The current tax holiday provides exemption for 10 years at a climb-down rate: 100 per cent waiver in the first year and reduction to 10 per cent in the tenth year of operation.

It also suggests putting on offer corporate-tax exemption to PPP projects in rural areas or under-privileged population for 12 years. The current provision has no special mention for projects in rural areas.

The draft also proposed full exemption from capital-gains tax arising out of transfer of shares in PPP companies by any shareholder. Presently, 15 per cent tax is charged on capital gains from sale of shares of PPP companies.

It recommends full income-tax exemption on interest income of foreign lenders from PPP projects in Bangladesh. Presently, interest income earned by foreign lenders on their loans to projects in Bangladesh is taxable.

The package also offers full income-tax exemption, up to three years, for expatriate employees and consultants against present provision of charging 30 per cent.

To minimise tax burden on PPP projects the draft incentive package has offered full tax relief on preferred share dividend, 27.5 per cent corporate tax for banks, insurance companies and other financial institutions on their returns on investment in PPP companies against the current 42 per cent, full tax exemption on repatriation of royalties, technical know-how, and technical-assistance fees.

"Reinvested remittable dividend will be treated as new foreign investment if invested in PPP projects," the draft says.

It also offered exemption of the PPP companies from mandatory obtaining of insurance from Sadharan Bima Corporation. PPP companies will be able to buy insurance from outside of the country "without any restriction".

The draft rules also suggest that "the taka be allowed to be freely convertible into foreign currency in current account in order to meet international payment obligations of PPP companies".

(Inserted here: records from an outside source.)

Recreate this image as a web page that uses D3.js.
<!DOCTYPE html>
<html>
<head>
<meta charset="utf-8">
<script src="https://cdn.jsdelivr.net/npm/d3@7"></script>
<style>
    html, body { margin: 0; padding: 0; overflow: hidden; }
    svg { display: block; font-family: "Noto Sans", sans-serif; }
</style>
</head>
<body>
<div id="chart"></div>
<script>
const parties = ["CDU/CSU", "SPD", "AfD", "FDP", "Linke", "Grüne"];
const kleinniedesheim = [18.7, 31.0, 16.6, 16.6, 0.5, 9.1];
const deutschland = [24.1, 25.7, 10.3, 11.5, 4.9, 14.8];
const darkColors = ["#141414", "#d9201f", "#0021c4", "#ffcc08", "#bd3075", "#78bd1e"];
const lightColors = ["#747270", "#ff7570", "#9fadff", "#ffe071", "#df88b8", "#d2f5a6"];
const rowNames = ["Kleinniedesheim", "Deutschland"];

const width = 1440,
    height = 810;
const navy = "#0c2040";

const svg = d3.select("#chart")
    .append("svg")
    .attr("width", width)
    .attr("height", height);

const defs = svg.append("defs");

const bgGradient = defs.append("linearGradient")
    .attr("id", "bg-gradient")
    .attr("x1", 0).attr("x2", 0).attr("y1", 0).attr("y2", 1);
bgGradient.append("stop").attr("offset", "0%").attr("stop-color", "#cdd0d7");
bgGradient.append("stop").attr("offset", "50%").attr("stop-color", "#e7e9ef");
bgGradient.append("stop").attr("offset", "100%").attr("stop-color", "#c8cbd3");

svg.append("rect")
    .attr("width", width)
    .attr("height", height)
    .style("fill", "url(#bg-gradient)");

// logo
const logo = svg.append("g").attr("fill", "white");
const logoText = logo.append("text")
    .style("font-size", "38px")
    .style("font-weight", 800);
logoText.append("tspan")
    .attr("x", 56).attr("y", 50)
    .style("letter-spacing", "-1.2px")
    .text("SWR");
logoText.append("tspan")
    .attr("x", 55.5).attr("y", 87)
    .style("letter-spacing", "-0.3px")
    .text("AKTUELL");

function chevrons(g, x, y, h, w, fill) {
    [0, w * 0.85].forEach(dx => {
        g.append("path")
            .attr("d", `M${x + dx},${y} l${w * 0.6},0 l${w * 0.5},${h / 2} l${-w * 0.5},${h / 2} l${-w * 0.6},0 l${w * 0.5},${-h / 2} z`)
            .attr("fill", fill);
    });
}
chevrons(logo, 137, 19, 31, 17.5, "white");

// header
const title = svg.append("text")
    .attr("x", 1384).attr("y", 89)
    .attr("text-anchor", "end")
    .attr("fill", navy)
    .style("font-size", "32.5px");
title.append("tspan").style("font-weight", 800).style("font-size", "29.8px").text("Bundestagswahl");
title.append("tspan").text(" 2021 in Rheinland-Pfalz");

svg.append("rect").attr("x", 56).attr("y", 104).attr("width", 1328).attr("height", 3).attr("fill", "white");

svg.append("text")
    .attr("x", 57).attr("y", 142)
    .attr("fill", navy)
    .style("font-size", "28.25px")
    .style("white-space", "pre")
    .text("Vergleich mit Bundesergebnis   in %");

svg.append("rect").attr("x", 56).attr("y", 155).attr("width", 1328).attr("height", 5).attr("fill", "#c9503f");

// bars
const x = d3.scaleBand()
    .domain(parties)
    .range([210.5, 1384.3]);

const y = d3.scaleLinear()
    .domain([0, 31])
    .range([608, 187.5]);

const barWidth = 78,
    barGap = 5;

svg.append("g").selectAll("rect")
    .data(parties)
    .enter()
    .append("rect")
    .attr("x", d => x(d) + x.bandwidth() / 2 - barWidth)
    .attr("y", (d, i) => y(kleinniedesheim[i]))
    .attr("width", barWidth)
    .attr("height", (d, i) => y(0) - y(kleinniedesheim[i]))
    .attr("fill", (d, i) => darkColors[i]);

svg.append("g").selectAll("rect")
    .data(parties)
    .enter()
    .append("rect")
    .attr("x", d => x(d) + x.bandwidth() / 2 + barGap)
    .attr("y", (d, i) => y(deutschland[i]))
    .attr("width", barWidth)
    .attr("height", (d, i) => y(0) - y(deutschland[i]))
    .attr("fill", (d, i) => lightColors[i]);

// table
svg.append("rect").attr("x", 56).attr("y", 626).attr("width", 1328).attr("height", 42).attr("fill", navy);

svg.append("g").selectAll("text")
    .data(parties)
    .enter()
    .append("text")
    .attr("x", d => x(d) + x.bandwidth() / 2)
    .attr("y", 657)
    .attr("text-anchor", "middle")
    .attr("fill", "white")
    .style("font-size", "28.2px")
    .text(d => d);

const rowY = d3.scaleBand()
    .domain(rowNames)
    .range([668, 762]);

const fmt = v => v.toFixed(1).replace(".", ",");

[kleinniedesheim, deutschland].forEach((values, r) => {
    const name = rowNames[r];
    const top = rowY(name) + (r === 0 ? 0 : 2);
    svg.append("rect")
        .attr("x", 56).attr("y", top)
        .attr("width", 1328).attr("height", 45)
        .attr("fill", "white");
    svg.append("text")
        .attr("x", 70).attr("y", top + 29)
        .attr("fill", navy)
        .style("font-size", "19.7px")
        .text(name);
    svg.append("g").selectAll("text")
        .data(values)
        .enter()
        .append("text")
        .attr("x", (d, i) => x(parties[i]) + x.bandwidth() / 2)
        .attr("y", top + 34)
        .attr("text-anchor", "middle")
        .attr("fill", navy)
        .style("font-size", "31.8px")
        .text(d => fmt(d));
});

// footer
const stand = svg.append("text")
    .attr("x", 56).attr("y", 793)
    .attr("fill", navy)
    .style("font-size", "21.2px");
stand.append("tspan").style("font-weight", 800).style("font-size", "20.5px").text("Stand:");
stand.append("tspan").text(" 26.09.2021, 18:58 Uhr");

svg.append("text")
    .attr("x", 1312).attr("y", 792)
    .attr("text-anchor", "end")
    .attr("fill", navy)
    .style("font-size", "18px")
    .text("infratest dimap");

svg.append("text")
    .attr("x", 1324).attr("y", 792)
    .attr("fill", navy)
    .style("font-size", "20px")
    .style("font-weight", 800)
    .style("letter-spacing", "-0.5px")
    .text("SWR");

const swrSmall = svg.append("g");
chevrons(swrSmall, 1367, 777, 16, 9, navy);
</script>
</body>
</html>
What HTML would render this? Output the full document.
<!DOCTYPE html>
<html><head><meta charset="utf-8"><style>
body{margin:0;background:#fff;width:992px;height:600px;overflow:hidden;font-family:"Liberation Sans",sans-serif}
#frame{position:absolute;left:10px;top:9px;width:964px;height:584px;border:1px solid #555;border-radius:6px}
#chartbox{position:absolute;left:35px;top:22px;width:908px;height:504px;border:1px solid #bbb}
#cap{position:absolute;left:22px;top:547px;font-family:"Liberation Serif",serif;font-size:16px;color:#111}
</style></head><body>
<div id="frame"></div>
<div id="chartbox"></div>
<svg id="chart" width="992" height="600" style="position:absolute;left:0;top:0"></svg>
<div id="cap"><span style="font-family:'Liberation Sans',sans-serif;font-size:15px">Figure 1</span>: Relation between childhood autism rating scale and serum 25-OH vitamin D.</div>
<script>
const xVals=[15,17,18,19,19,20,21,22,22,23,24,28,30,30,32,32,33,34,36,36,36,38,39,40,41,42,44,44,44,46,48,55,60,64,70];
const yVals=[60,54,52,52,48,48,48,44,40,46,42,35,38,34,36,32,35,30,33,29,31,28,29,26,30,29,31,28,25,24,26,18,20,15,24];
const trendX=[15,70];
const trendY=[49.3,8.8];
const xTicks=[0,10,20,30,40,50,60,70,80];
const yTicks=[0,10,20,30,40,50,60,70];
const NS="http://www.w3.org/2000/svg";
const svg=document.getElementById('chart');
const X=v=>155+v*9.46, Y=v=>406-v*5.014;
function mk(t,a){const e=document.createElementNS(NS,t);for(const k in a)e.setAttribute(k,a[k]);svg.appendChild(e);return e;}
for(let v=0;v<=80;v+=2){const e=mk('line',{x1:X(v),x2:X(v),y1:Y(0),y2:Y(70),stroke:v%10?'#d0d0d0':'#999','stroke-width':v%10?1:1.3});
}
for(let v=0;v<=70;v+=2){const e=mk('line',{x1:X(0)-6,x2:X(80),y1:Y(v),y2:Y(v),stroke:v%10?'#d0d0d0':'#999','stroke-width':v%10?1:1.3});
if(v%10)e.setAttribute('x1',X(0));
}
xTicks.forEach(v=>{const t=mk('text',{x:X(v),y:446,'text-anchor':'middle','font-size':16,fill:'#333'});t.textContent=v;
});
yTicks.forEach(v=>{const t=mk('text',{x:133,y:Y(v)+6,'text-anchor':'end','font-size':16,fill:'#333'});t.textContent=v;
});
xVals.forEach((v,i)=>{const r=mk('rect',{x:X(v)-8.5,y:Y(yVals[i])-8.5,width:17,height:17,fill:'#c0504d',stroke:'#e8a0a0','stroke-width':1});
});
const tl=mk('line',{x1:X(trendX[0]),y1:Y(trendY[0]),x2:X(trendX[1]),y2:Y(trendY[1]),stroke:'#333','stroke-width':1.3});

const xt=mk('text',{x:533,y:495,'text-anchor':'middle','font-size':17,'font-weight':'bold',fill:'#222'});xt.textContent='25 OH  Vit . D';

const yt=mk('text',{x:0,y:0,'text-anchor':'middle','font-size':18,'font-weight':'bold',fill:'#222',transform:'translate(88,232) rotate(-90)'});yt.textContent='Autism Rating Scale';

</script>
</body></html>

It also proposed that PPP companies be permitted to raise local or foreign finances without restrictions, irrespective of whether any of the shareholders are foreign residents. A pre-agreed lending rate of six-month Libor plus 7.0 per cent will be agreed for PPP projects, it says.

The banks and financial institutions have to follow the central bank's circular on single- borrower exposure limit. The new package has suggested that banks and financial institutions should be given right to avoid the effect of the circular on case-to-case basis for PPP projects.

The PPP projects will be given domestic taka loans against specified overseas guarantees or collateral to facilitate their implementation and operations.